Rep. Sean Maloney (D-NY) has introduced H.R. 7645, legislation that would extend the time period for taxpayers to withdraw coronavirus-related distributions (CRDs) from retirement savings arrangements and receive the special tax benefits that CRDs provide. Certain withdrawals could be tax-free under the legislation.
CRDs, as defined in the Coronavirus Aid, Relief and Economic Security (CARES) Act, are eligible for the following tax benefits for withdrawn amounts up to $100,000 (currently, only for withdrawals in 2020).
- Three-year taxation on amounts withdrawn
- Exemption from the 10 percent excise tax for early (pre-59½) distributions
- The option to repay such withdrawn amounts within three years
Included in the bill is expected to be a provision that would make CRDs tax-free if the taxpayer qualifies as a first-time home buyer. “Expected,” because neither bill text nor a summary is available at this time.

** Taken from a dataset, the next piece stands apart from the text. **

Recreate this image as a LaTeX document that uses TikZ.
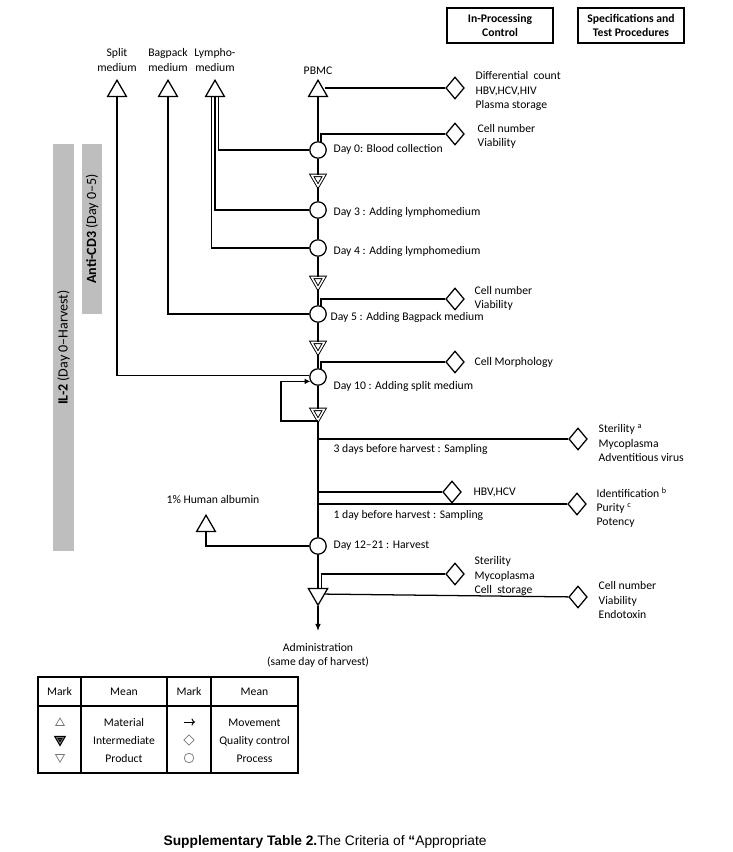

Details of legislative intent are being inferred from the bill’s description at the official congressional web site:
“To extend the time period for making coronavirus-related distributions from retirement plans and to provide an exclusion from gross income of coronavirus-related distributions which are first-time homebuyer distributions.”
H.R. 7645 has been referred to the House Ways and Means Committee.